Recherches sur le coronavirus : il faut éviter "les annonces prématurées de résultats" met en garde l'Académie de médecine
La plupart du temps "exploratoires et pas définitifs", les résultats des études scientifiques sur le virus sont très disparates. Pour le Pr Gilles Bouvenot, il faut éviter de médiatiser des hypothèses comme des résultats avérés.
Alors que de nombreuses études et recherches sont lancées un peu partout dans le monde et en ordre dispersé pour tenter de trouver un médicament ou un vaccin contre le coronavirus. Sur franceinfo mercredi 12 mai, le professeur Gilles Bouvenot membre de l'Académie de médecine, lance une mise en garde : "Il faut éviter de médiatiser excessivement, comme des choses avérées, ce qui n'est qu'une hypothèse".
"Même si on doit se réjouir que les pistes de recherches soient très nombreuses et pour la plupart d'entre elles très pertinentes. Cependant, il en résulte une grande dispersion de ces études", prévient-il. Pour le Pr Gilles Bouvenot, il faut éviter des "annonces prématurées, de résultats la plupart du temps exploratoires et pas définitifs et que l'on ne doit pas prendre pour argent comptant".

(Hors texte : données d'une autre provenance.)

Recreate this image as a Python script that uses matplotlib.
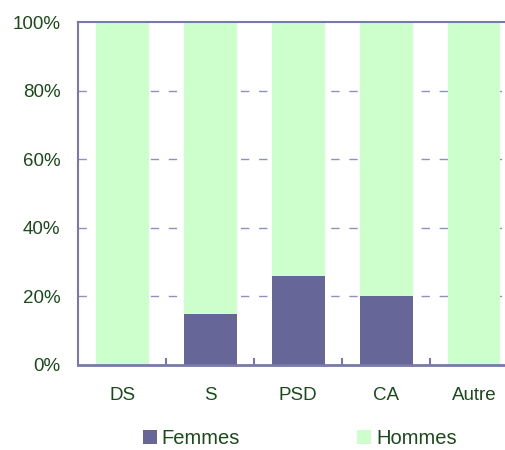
import numpy as np
import matplotlib
matplotlib.use("Agg")
import matplotlib.pyplot as plt
from matplotlib.ticker import PercentFormatter, FixedLocator

plt.rcParams['font.family'] = ['Liberation Sans', 'DejaVu Sans']

categories = ["DS", "S", "PSD", "CA", "Autre"]
femmes = [0, 15, 26, 20, 0]
hommes = [100, 85, 74, 80, 100]

txt = '#1b4a1b'
axc = '#7878aa'
col_f = '#666699'
col_h = '#ccffcc'

fig = plt.figure(figsize=(5.06, 4.5), dpi=100)
ax = fig.add_axes([0.1551, 0.1889, 0.8686, 0.7622])

x = np.arange(len(categories))
ax.bar(x, femmes, width=0.6, color=col_f, label='Femmes', zorder=2)
ax.bar(x, hommes, width=0.6, bottom=femmes, color=col_h, label='Hommes', zorder=2)

ax.set_xlim(-0.5, 4.5)
ax.set_ylim(0, 100)
ax.set_yticks([0, 20, 40, 60, 80, 100])
ax.yaxis.set_major_formatter(PercentFormatter(decimals=0))
ax.set_xticks(x)
ax.set_xticklabels(categories)
ax.xaxis.set_minor_locator(FixedLocator([0.5, 1.5, 2.5, 3.5]))

ax.tick_params(axis='y', length=0, pad=13, labelsize=13.5, labelcolor=txt)
ax.tick_params(axis='x', which='major', length=0, pad=16, labelsize=13.5, labelcolor=txt)
ax.tick_params(axis='x', which='minor', direction='in', length=5, width=1.5, color=axc)

for yv in [20, 40, 60, 80]:
    ax.axhline(yv, color='#9090c0', lw=1, ls=(0, (6, 7)), zorder=1)

ax.spines['left'].set_color(axc)
ax.spines['left'].set_linewidth(1.5)
ax.spines['bottom'].set_color(axc)
ax.spines['bottom'].set_linewidth(2)
ax.spines['top'].set_color(axc)
ax.spines['top'].set_linewidth(1.5)
ax.spines['right'].set_visible(False)

fig.legend(loc='center', bbox_to_anchor=(0.592, 0.025), ncol=2, frameon=False,
           fontsize=14.5, labelcolor=txt, handlelength=0.7, handleheight=0.7,
           handletextpad=0.25, columnspacing=5.8, borderpad=0.1)

fig.savefig("out.png", dpi=100)
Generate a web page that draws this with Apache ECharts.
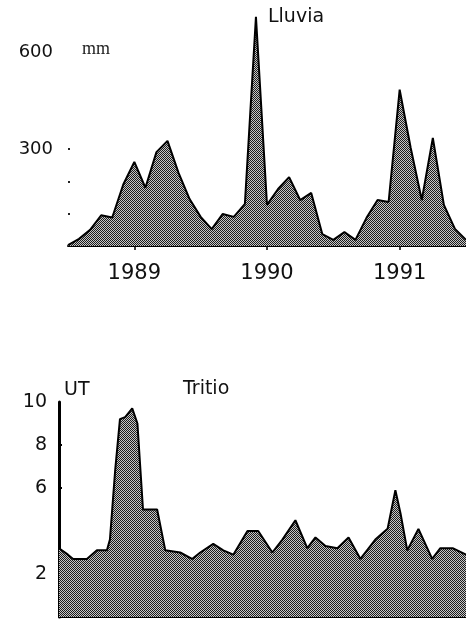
<!DOCTYPE html>
<html>
<head>
<meta charset="utf-8">
<script src="https://cdn.jsdelivr.net/npm/echarts@6/dist/echarts.min.js"></script>
<style>
  html, body { margin: 0; padding: 0; background: #fff; }
  #grafico { width: 466px; height: 619px; }
</style>
</head>
<body>
<div id="grafico"></div>
<script>
// Lluvia mensual (mm), julio 1988 - julio 1991
const meses = [
  '1988-07','1988-08','1988-09','1988-10','1988-11','1988-12',
  '1989-01','1989-02','1989-03','1989-04','1989-05','1989-06',
  '1989-07','1989-08','1989-09','1989-10','1989-11','1989-12',
  '1990-01','1990-02','1990-03','1990-04','1990-05','1990-06',
  '1990-07','1990-08','1990-09','1990-10','1990-11','1990-12',
  '1991-01','1991-02','1991-03','1991-04','1991-05','1991-06',
  '1991-07'
];
const lluviaMm = [
  3, 22, 50, 95, 88, 190,
  260, 180, 290, 325, 226, 145,
  90, 52, 99, 90, 130, 708,
  127, 176, 213, 142, 164, 37,
  19, 43, 19, 87, 142, 136,
  483, 303, 142, 334, 127, 53,
  19
];

// Tritio en unidades de tritio (UT), por fecha de muestreo
const tritioFechas = [
  '1988-07-01','1988-07-25','1988-08-08','1988-09-14','1988-10-11','1988-11-07',
  '1988-11-15','1988-11-29','1988-12-12','1988-12-26','1989-01-14','1989-01-28',
  '1989-02-12','1989-03-22','1989-04-13','1989-05-23','1989-06-24','1989-07-16',
  '1989-08-20','1989-09-16','1989-10-13','1989-11-20','1989-12-19','1990-01-26',
  '1990-02-22','1990-03-29','1990-04-30','1990-05-22','1990-06-18','1990-07-20',
  '1990-08-19','1990-09-20','1990-10-30','1990-12-02','1990-12-23','1991-01-06',
  '1991-01-24','1991-02-23','1991-04-01','1991-04-23','1991-05-26','1991-07-01'
];
const tritioUT = [
  3.2, 2.9, 2.7, 2.7, 3.1, 3.1,
  3.6, 6.8, 9.2, 9.3, 9.7, 9.0,
  5.0, 5.0, 3.1, 3.0, 2.7, 3.0,
  3.4, 3.1, 2.9, 4.0, 4.0, 3.0,
  3.6, 4.5, 3.2, 3.7, 3.3, 3.2,
  3.7, 2.7, 3.6, 4.1, 5.9, 4.8,
  3.1, 4.1, 2.7, 3.2, 3.2, 2.9
];

// Etiquetas de los ejes
const etiquetasLluvia = [300, 600];
const marcasLluvia = [100, 200, 300];
const etiquetasTritio = [2, 6, 8, 10];
const marcasTritio = [6, 8];

// Trama de puntos para el relleno de las áreas
function trama() {
  const c = document.createElement('canvas');
  c.width = 2; c.height = 2;
  const g = c.getContext('2d');
  g.fillStyle = '#c6c6c6';
  g.fillRect(0, 0, 2, 2);
  g.fillStyle = '#1c1c1c';
  g.fillRect(0, 0, 1, 1);
  g.fillRect(1, 1, 1, 1);
  return c;
}
const relleno = { image: trama(), repeat: 'repeat' };

const fuente = 'DejaVu Sans';
const chart = echarts.init(document.getElementById('grafico'), null, { renderer: 'canvas' });

chart.setOption({
  animation: false,
  backgroundColor: '#ffffff',
  grid: [
    { left: 68, right: 0, top: 13, bottom: 373, containLabel: false, outerBoundsMode: 'none' },
    { left: 59, right: 0, top: 402, bottom: 2, containLabel: false, outerBoundsMode: 'none' }
  ],
  xAxis: [
    {
      gridIndex: 0,
      type: 'category',
      data: meses,
      boundaryGap: false,
      axisLine: { show: true, lineStyle: { color: '#000', width: 2 } },
      axisTick: {
        show: true, length: 4,
        interval: (i, v) => v.endsWith('-01'),
        lineStyle: { color: '#000', width: 1.5 }
      },
      axisLabel: {
        interval: (i, v) => v.endsWith('-01'),
        formatter: v => v.slice(0, 4),
        margin: 17,
        fontFamily: fuente, fontSize: 21, color: '#111'
      },
      splitLine: { show: false }
    },
    {
      gridIndex: 1,
      type: 'time',
      min: '1988-07-01',
      max: '1991-07-01',
      axisLine: { show: true, lineStyle: { color: '#000', width: 2 } },
      axisTick: { show: false },
      axisLabel: { show: false },
      splitLine: { show: false }
    }
  ],
  yAxis: [
    {
      gridIndex: 0,
      type: 'value',
      min: 0, max: 720,
      axisLine: { show: false },
      axisTick: {
        show: true, inside: true, length: 2,
        customValues: marcasLluvia,
        lineStyle: { color: '#222', width: 2 }
      },
      axisLabel: {
        customValues: etiquetasLluvia,
        margin: 15,
        fontFamily: fuente, fontSize: 18, color: '#111'
      },
      splitLine: { show: false }
    },
    {
      gridIndex: 1,
      type: 'value',
      min: 0, max: 10,
      axisLine: { show: true, lineStyle: { color: '#000', width: 3 } },
      axisTick: {
        show: true, inside: true, length: 3,
        customValues: marcasTritio,
        lineStyle: { color: '#000', width: 2 }
      },
      axisLabel: {
        customValues: etiquetasTritio,
        margin: 12,
        fontFamily: fuente, fontSize: 19, color: '#111'
      },
      splitLine: { show: false }
    }
  ],
  series: [
    {
      name: 'Lluvia',
      type: 'line',
      xAxisIndex: 0, yAxisIndex: 0,
      data: lluviaMm,
      symbol: 'none',
      lineStyle: { color: '#000', width: 2 },
      areaStyle: { color: relleno, opacity: 1 }
    },
    {
      name: 'Tritio',
      type: 'line',
      xAxisIndex: 1, yAxisIndex: 1,
      data: tritioFechas.map((f, i) => [f, tritioUT[i]]),
      symbol: 'none',
      lineStyle: { color: '#000', width: 2 },
      areaStyle: { color: relleno, opacity: 1 }
    }
  ],
  graphic: [
    { type: 'text', left: 268, top: 8, style: { text: 'Lluvia', font: '19px "DejaVu Sans"', fill: '#111' } },
    { type: 'text', left: 82, top: 40, style: { text: 'mm', font: '18px "Liberation Serif"', fill: '#222' } },
    { type: 'text', left: 64, top: 381, style: { text: 'UT', font: '19px "DejaVu Sans"', fill: '#111' } },
    { type: 'text', left: 183, top: 380, style: { text: 'Tritio', font: '19px "DejaVu Sans"', fill: '#111' } }
  ]
});
</script>
</body>
</html>
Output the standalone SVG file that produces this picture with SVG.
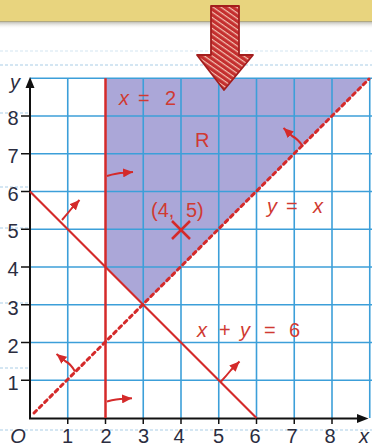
<svg xmlns="http://www.w3.org/2000/svg" width="372" height="446" viewBox="0 0 372 446">
<defs>
<linearGradient id="shadow" x1="0" y1="0" x2="0" y2="1">
<stop offset="0" stop-color="#8c8a7a" stop-opacity="0.7"/>
<stop offset="1" stop-color="#ffffff" stop-opacity="0"/>
</linearGradient>
<pattern id="hatch" width="4.5" height="4.5" patternUnits="userSpaceOnUse" patternTransform="rotate(35)">
<rect width="4.5" height="4.5" fill="#c42f2f"/>
<rect width="4.5" height="1.2" fill="#f3c0b0"/>
</pattern>
<marker id="ah" viewBox="0 0 10 9" refX="10" refY="4.5" markerWidth="10" markerHeight="9" markerUnits="userSpaceOnUse" orient="auto">
<path d="M0,0 L10,4.5 L0,9 z" fill="#d42a2a"/>
</marker>
</defs>
<style>
.grid line{stroke:#3c9fd9;stroke-width:1.6}
.note{stroke:#a9cde6;stroke-width:1;stroke-dasharray:3 2;fill:none}
.red{stroke:#d42a2a;fill:none}
.arr{stroke:#d42a2a;stroke-width:2;fill:none;marker-end:url(#ah)}
.tick{font-family:"Liberation Sans",Arial,sans-serif;font-size:20px;fill:#2b2d3f;text-anchor:middle}
.lab{font-family:"Liberation Sans",Arial,sans-serif;font-size:20px;fill:#d03a32}
.it{font-style:italic}
</style>
<rect width="372" height="446" fill="#ffffff"/>
<g id="banner">
<rect x="0" y="0" width="372" height="22" fill="#e8d47e"/>
<rect x="0" y="21" width="372" height="8" fill="url(#shadow)"/>
</g>
<g id="paper-lines">
<line class="note" x1="0" y1="51" x2="372" y2="51" opacity="0.5"/>
<line class="note" x1="0" y1="65" x2="372" y2="65"/>
<line class="note" x1="0" y1="430" x2="372" y2="430"/>
<line class="note" x1="0" y1="113" x2="28" y2="113"/>
<line class="note" x1="0" y1="187" x2="28" y2="187"/>
<line class="note" x1="0" y1="228" x2="28" y2="228"/>
<line class="note" x1="0" y1="303" x2="28" y2="303"/>
<line class="note" x1="0" y1="368" x2="28" y2="368"/>
</g>
<g id="region-R">
<polygon points="105.5,78.25 369.75,78.25 143.25,304.75 105.5,267" fill="#aba7d8"/>
</g>
<g id="grid" class="grid">
<line x1="67.75" y1="78.25" x2="67.75" y2="418"/>
<line x1="143.25" y1="78.25" x2="143.25" y2="418"/>
<line x1="181" y1="78.25" x2="181" y2="418"/>
<line x1="218.75" y1="78.25" x2="218.75" y2="418"/>
<line x1="256.5" y1="78.25" x2="256.5" y2="418"/>
<line x1="294.25" y1="78.25" x2="294.25" y2="418"/>
<line x1="332" y1="78.25" x2="332" y2="418"/>
<line x1="369.75" y1="78.25" x2="369.75" y2="418"/>
<line x1="30" y1="380.25" x2="372" y2="380.25"/>
<line x1="30" y1="342.5" x2="372" y2="342.5"/>
<line x1="30" y1="304.75" x2="372" y2="304.75"/>
<line x1="30" y1="267" x2="372" y2="267"/>
<line x1="30" y1="229.25" x2="372" y2="229.25"/>
<line x1="30" y1="191.5" x2="372" y2="191.5"/>
<line x1="30" y1="153.75" x2="372" y2="153.75"/>
<line x1="30" y1="116" x2="372" y2="116"/>
<line x1="30" y1="78.25" x2="372" y2="78.25"/>
</g>
<g id="pointer-arrow">
<path d="M211,6 L239,6 L239,55 L253,55 L224,90 L197,55 L211,55 Z" fill="url(#hatch)" stroke="#a31e1e" stroke-width="1.8" stroke-linejoin="round"/>
</g>
<g id="axes">
<line x1="30" y1="418.5" x2="30" y2="86" stroke="#111" stroke-width="2"/>
<polygon points="30,77 25.5,88 34.5,88" fill="#111"/>
<line x1="29" y1="418.5" x2="358" y2="418.5" stroke="#111" stroke-width="2"/>
<polygon points="368.5,418.5 357,414 357,423" fill="#111"/>
<g stroke="#111" stroke-width="1.5">
<line x1="21" y1="116" x2="30" y2="116"/>
<line x1="21" y1="153.75" x2="30" y2="153.75"/>
<line x1="21" y1="191.5" x2="30" y2="191.5"/>
<line x1="21" y1="229.25" x2="30" y2="229.25"/>
<line x1="21" y1="267" x2="30" y2="267"/>
<line x1="21" y1="304.75" x2="30" y2="304.75"/>
<line x1="21" y1="342.5" x2="30" y2="342.5"/>
<line x1="21" y1="380.25" x2="30" y2="380.25"/>
<line x1="67.75" y1="418" x2="67.75" y2="424"/>
<line x1="105.5" y1="418" x2="105.5" y2="424"/>
<line x1="143.25" y1="418" x2="143.25" y2="424"/>
<line x1="181" y1="418" x2="181" y2="424"/>
<line x1="218.75" y1="418" x2="218.75" y2="424"/>
<line x1="256.5" y1="418" x2="256.5" y2="424"/>
<line x1="294.25" y1="418" x2="294.25" y2="424"/>
<line x1="332" y1="418" x2="332" y2="424"/>
</g>
</g>
<g id="axis-labels">
<text class="tick it" x="15" y="89">y</text>
<text class="tick" x="13" y="125">8</text>
<text class="tick" x="13" y="163">7</text>
<text class="tick" x="13" y="201">6</text>
<text class="tick" x="13" y="238">5</text>
<text class="tick" x="13" y="276">4</text>
<text class="tick" x="13" y="315">3</text>
<text class="tick" x="13" y="353">2</text>
<text class="tick" x="13" y="390">1</text>
<text class="tick it" x="18" y="443">O</text>
<text class="tick" x="67.5" y="443">1</text>
<text class="tick" x="106" y="443">2</text>
<text class="tick" x="143.5" y="443">3</text>
<text class="tick" x="179" y="443">4</text>
<text class="tick" x="218.5" y="443">5</text>
<text class="tick" x="255" y="443">6</text>
<text class="tick" x="292" y="443">7</text>
<text class="tick" x="330" y="443">8</text>
<text class="tick it" x="364" y="443">x</text>
</g>
<g id="connectors">
<line id="line-x2" class="red" x1="105.5" y1="78.25" x2="105.5" y2="418" stroke-width="2.5"/>
<line id="line-xy6" class="red" x1="30" y1="191.5" x2="256.5" y2="418" stroke-width="2.2"/>
<line id="line-yx" class="red" x1="34" y1="413" x2="369" y2="79" stroke-width="3" stroke-dasharray="3.5 4" stroke-linecap="round"/>
<path class="arr" d="M107,176 Q117,173 124,172.8 L133,172"/>
<path class="arr" d="M107,401.5 Q117,399 124,398.8 L132,398.3"/>
<path class="arr" d="M62,220 Q68,213 72,208 L79.5,200"/>
<path class="arr" d="M221,381.5 Q227,375 231,370 L239.5,361.5"/>
<path class="arr" d="M303,146.5 Q298,139 292,136 L283.5,128"/>
<path class="arr" d="M75,371.5 Q71,364 65,361 L56.5,354"/>
</g>
<g id="point-45">
<line class="red" x1="172" y1="221" x2="190" y2="239" stroke-width="2.5"/>
<line class="red" x1="190" y1="221" x2="172" y2="239" stroke-width="2.5"/>
<text class="lab" x="151" y="217">(4,</text>
<text class="lab" x="186" y="217">5)</text>
</g>
<g id="labels">
<text class="lab"><tspan class="it" x="119" y="105">x</tspan><tspan x="138" y="105">=</tspan><tspan x="165" y="105">2</tspan></text>
<text class="lab" x="195" y="147">R</text>
<text class="lab"><tspan class="it" x="267" y="213">y</tspan><tspan x="286" y="213">=</tspan><tspan class="it" x="313" y="213">x</tspan></text>
<text class="lab"><tspan class="it" x="197" y="337">x</tspan><tspan x="219" y="337">+</tspan><tspan class="it" x="240" y="337">y</tspan><tspan x="264" y="337">=</tspan><tspan x="289" y="337">6</tspan></text>
</g>
</svg>
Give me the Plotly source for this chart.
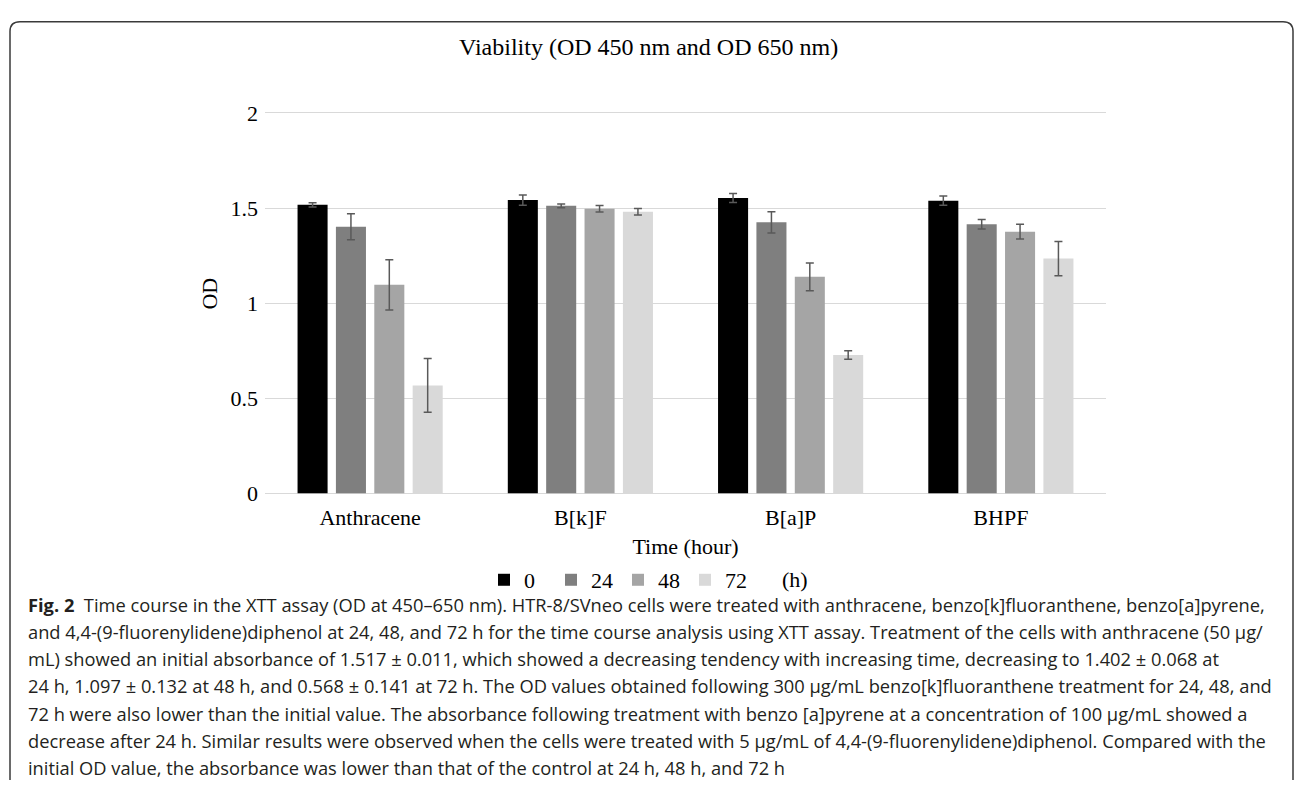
import plotly.graph_objects as go

W, H = 1295, 793

categories = ["Anthracene", "B[k]F", "B[a]P", "BHPF"]
series_names = ["0", "24", "48", "72"]
od_0h = [1.517, 1.542, 1.553, 1.539]
od_24h = [1.402, 1.512, 1.425, 1.415]
od_48h = [1.097, 1.496, 1.139, 1.376]
od_72h = [0.568, 1.481, 0.728, 1.235]
err_0h = [0.011, 0.027, 0.024, 0.024]
err_24h = [0.068, 0.010, 0.056, 0.025]
err_48h = [0.132, 0.017, 0.073, 0.039]
err_72h = [0.141, 0.017, 0.022, 0.090]
y_ticks = [0, 0.5, 1, 1.5, 2]
y_tick_labels = ["0", "0.5", "1", "1.5", "2"]

colors = ["#000000", "#7f7f7f", "#a5a5a5", "#d9d9d9"]
values = [od_0h, od_24h, od_48h, od_72h]
errors = [err_0h, err_24h, err_48h, err_72h]

caption_lines = [
    "<b>Fig. 2</b>  Time course in the XTT assay (OD at 450–650 nm). HTR-8/SVneo cells were treated with anthracene, benzo[k]fluoranthene, benzo[a]pyrene,",
    "and 4,4-(9-fluorenylidene)diphenol at 24, 48, and 72 h for the time course analysis using XTT assay. Treatment of the cells with anthracene (50 µg/",
    "mL) showed an initial absorbance of 1.517 ± 0.011, which showed a decreasing tendency with increasing time, decreasing to 1.402 ± 0.068 at",
    "24 h, 1.097 ± 0.132 at 48 h, and 0.568 ± 0.141 at 72 h. The OD values obtained following 300 µg/mL benzo[k]fluoranthene treatment for 24, 48, and",
    "72 h were also lower than the initial value. The absorbance following treatment with benzo [a]pyrene at a concentration of 100 µg/mL showed a",
    "decrease after 24 h. Similar results were observed when the cells were treated with 5 µg/mL of 4,4-(9-fluorenylidene)diphenol. Compared with the",
    "initial OD value, the absorbance was lower than that of the control at 24 h, 48 h, and 72 h",
]


def px(x):
    return x / W


def py(y):
    return 1 - y / H


SERIF = "Liberation Serif, Times New Roman, serif"

fig = go.Figure()
for name, vals, errs, col in zip(series_names, values, errors, colors):
    fig.add_trace(go.Bar(
        x=categories, y=vals, name=name,
        marker=dict(color=col, line=dict(width=0)),
        error_y=dict(type="data", array=errs, visible=True,
                     color="#595959", thickness=1.5, width=4),
    ))

# y: 0 at 498px, 2 at 106px (196 px per unit); plot top extended by 2px so the 2-gridline is drawn
y_top_px = 104
y_max = 2 + (106 - y_top_px) / 196.0

fig.update_layout(
    width=W, height=H,
    margin=dict(l=0, r=0, t=0, b=0),
    paper_bgcolor="white", plot_bgcolor="white",
    barmode="group", bargap=0.27, bargroupgap=0.217,
    font=dict(family=SERIF, color="#000000", size=22),
    showlegend=True,
    legend=dict(orientation="h", x=px(484), xanchor="left", y=py(587), yanchor="middle",
                font=dict(family=SERIF, size=22, color="#000000"),
                entrywidth=22, entrywidthmode="pixels", itemwidth=30,
                bgcolor="rgba(0,0,0,0)", traceorder="normal"),
    xaxis=dict(domain=[px(265), px(1106)], showgrid=False, showline=False, zeroline=False,
               ticks="", tickfont=dict(family=SERIF, size=22), ticklabelstandoff=8,
               title=dict(text="Time (hour)", font=dict(family=SERIF, size=22), standoff=10)),
    yaxis=dict(domain=[py(498), py(y_top_px)], range=[0, y_max], tickvals=y_ticks, ticktext=y_tick_labels,
               showgrid=True, gridcolor="#d9d9d9", gridwidth=1.2,
               zeroline=True, zerolinecolor="#d9d9d9", zerolinewidth=1.2,
               showline=False, ticks="", tickfont=dict(family=SERIF, size=22), ticklabelstandoff=6),
)

# y axis title
fig.add_annotation(text="OD", x=px(210), y=py(292), xref="paper", yref="paper",
                   showarrow=False, textangle=-90, xanchor="center", yanchor="middle",
                   font=dict(family=SERIF, size=22, color="#000000"))
# title
fig.add_annotation(text="Viability (OD 450 nm and OD 650 nm)", x=px(648), y=py(38),
                   xref="paper", yref="paper", showarrow=False,
                   font=dict(family=SERIF, size=24, color="#000000"),
                   xanchor="center", yanchor="middle")
# legend unit
fig.add_annotation(text="(h)", x=px(780), y=py(587), xref="paper", yref="paper",
                   showarrow=False, xanchor="left", yanchor="middle",
                   font=dict(family=SERIF, size=22, color="#000000"))

# caption
cap_top = 612
cap_step = 28
for i, line in enumerate(caption_lines):
    fig.add_annotation(text=line, x=px(26), y=py(cap_top + i * cap_step), xref="paper", yref="paper",
                       showarrow=False, xanchor="left", yanchor="middle", align="left",
                       font=dict(family="Open Sans, Noto Sans, sans-serif", size=18.3, color="#231f20"))

# card border (rounded top corners)
r = 10
xl, xr, yt = 10, 1293, 12
path = (f"M {px(xl)} 0 L {px(xl)} {py(yt + r)} Q {px(xl)} {py(yt)} {px(xl + r)} {py(yt)} "
        f"L {px(xr - r)} {py(yt)} Q {px(xr)} {py(yt)} {px(xr)} {py(yt + r)} L {px(xr)} 0")
fig.add_shape(type="path", path=path, xref="paper", yref="paper",
              line=dict(color="#3a3a3a", width=1.5))

fig.write_html("out.html", config={"displayModeBar": False},
               post_script="document.body.style.margin='0px';document.body.style.overflow='hidden';")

franceinfo : Vous vous inquiétez du contexte dans lequel les recherches pour trouver un remède ou un vaccin contre le Covid-19 sont menées. Il y a selon vous trop de pression sur les scientifiques ?
Pr Gilles Bouvenot : Nous sommes préoccupés, même si on doit se réjouir que les pistes de recherches soient très nombreuses et pour la plupart d'entre elles très pertinentes. Cependant il en résulte une grande dispersion de ces études. Ce sont des études de petite taille, avec peu ou insuffisamment de patients inclus or les études de petite taille sont rarement conclusives par manque de puissance. Nous avons vraiment l'impression que non pas qu'il y a un grand désordre, mais manifestement un manque de coordination au moins à l'échelon national. On doit accorder à tout chercheur la liberté de chercher mais il serait bon que ceux qui cherchent dans le même domaine puissent se rassembler, se réunir et on pas se contenter de communiquer entre eux les résultats ou les informations qu'ils peuvent avoir. Notre deuxième préoccupation, c'est celle des annonces prématurées, de résultats la plupart du temps exploratoires et pas définitifs, confirmés et que l'on ne doit pas prendre pour argent comptant. Il ne faut pas croire que ces pistes, ces études exploratoires ont démontré quoi que ce soit.
Quels sont les risques de ce type de communication ?
Oui, il y a des risques, car communiquer dans le contexte anxiogène, c'est créer souvent de faux espoirs et pas seulement, c'est aussi créer peut-être des comportements délétères et dangereux de la part de nos concitoyens. Apprendre qu'il est possible de sauver des vies avec l'utilisation de tel médicament ou de telles méthodes peut susciter de la part de la population une appétence à aller faire la queue devant les pharmacies pour se procurer ces médicaments sans prendre plus de précautions. En ce qui concerne l'hydroxychloroquine il y a eu un phénomène de compassion pour les patients, or nous ne savons pas si médicament fonctionne.
Donc en ayant plus de coordination, plus sérénité, les chercheurs sont plus efficaces ?
Plus de coordination, c'est sûr, mais il ne m'appartient pas de dire de la part de qui. Il faut qu'il y ait des instances de coordination. Il faut éviter de médiatiser excessivement, comme des choses avérées ce qui n'est qu'une hypothèse. Il faut garder la tête froide malgré l'urgence. Il faut travailler plus vite que d'habitude mais ne pas bâcler l'évaluation. Si c'est le cas on risque de ne jamais savoir si ce médicament, peut être efficace, l'est réellement. Et c'est une perte de chance pour les patients.